On my second visit, this time a Friday evening, I was surrounded by a large crowd of people, happily, with another great view. Mellow barks drew my attention, and I turned to discover a sweatshirt-covered dog patrolling the roof of the house. Familiar music, the Beatles and Hall & Oates, detracted from the previous dreamy ambiance of my weeknight visit. The wait staff was casually dressed, and during both visits only a few guests were formally attired.
The menu is a colorful combination of traditional main ingredients creatively matched with more unusual fare. Colorful artistic presentations added significantly to each dish. Medallions of Monkfish salad ($11.95) brought cocarde lettuce a bronze oak-leaf variety provided by a farmer from Stockton, N.J. red and yellow tomato confit, toasted pine nuts, and bite-size sautéed monkfish medallions tossed in a thin creamy citrus vinaigrette with yogurt and honey. It was a rewarding first course that could serve as a light meal. The lettuce had an interesting, slightly bitter character but was not as crisp as other more frequently seen varieties.
Fried saffron-lobster ravioli, with butter-braised lobster claw and sun-dried tomato-rosemary beurre noir ($11.95), produced three large, slightly crisp golden raviolis with minced lobster inside. A ragout mixture of small lobster clawmeat pieces, softened sun-dried tomato and a plentiful helping of fresh rosemary accented this rich and delicious starter. A lovely French bread was perfect to swab the plate, removing any trace of the buttery pasta sauce.
Sautéed rack of lamb ($28.95) was a real treat. The dish took its remarkable flavor from shallots, garlic, crushed red pepper and rosemary, served atop a melange of crisp carrots, snap peas and blood orange segments tossed in a delicate mint-champagne vinaigrette.

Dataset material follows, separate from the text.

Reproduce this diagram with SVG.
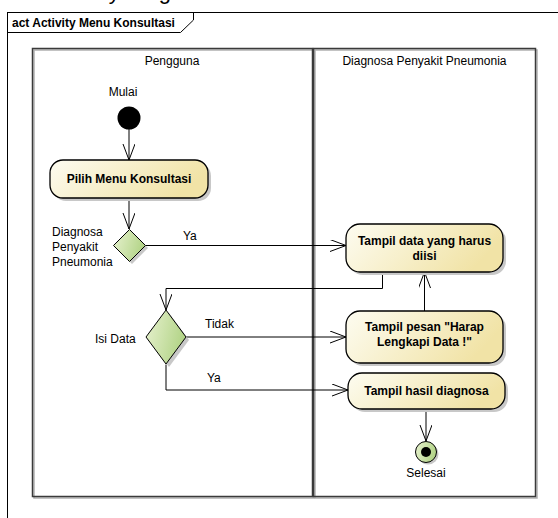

My lamb was cooked less than the specified medium rare but was intensely flavored from its preparation.
Wondering how one crusts scallops with mushrooms, I ordered porcini-crusted sea scallops, with gingered carrot puree, roasted Italian eggplant and a saffron-squash veloute ($27.95). The plate had a not-too-sweet, gingery carrot puree circled by a thin yellow squash sauce and an olive-oil soaked, roasted eggplant spear. A scallop shell was nestled atop the puree, serving as platform for six sautéed scallops on a nest of carrot shreds, pea pods, and red and yellow pepper slivers. Chef Joe McAtee informed me that the restaurant uses ground, dried porcini mushrooms to provide the strong-flavored crispy coating for the perfectly cooked scallops. This dish has great creativity, colorful eye appeal, flavorful blending and proper preparation of ingredients.
For dessert, I sampled Tahitian vanilla bean crème brulee with seasonal berries ($7). The brulee was exquisite, but seemed slightly skimpy in portion and had a single unripe carved strawberry as garnish. White Chocolate Mousse Cake ($7), on the other hand, was a large piece of cake resting on its side, displaying three layers of cream-colored cake with white mousse filling and icing. Raspberry coulis circled the cake slice and was swirled to form a bull’s-eye at the center of the slice. As a final touch, a carved strawberry and thin Granny Smith apple slivers created an imaginative flower effect. White chocolate shavings finish this fine dessert.
All told, my outdoor dining experience at The Landing was the best total restaurant experience I have had in Bucks County this year. It is worth every penny of its $50 per-person cost, and remember, that’s without tip or beverages. If you are planning to go on a weekend night, I recommend you arrive early or go late, unless you enjoy spending time at the bar, which might be enjoyable also. Now that summer’s here, The Landing seems like the perfect spot for an enjoyable evening.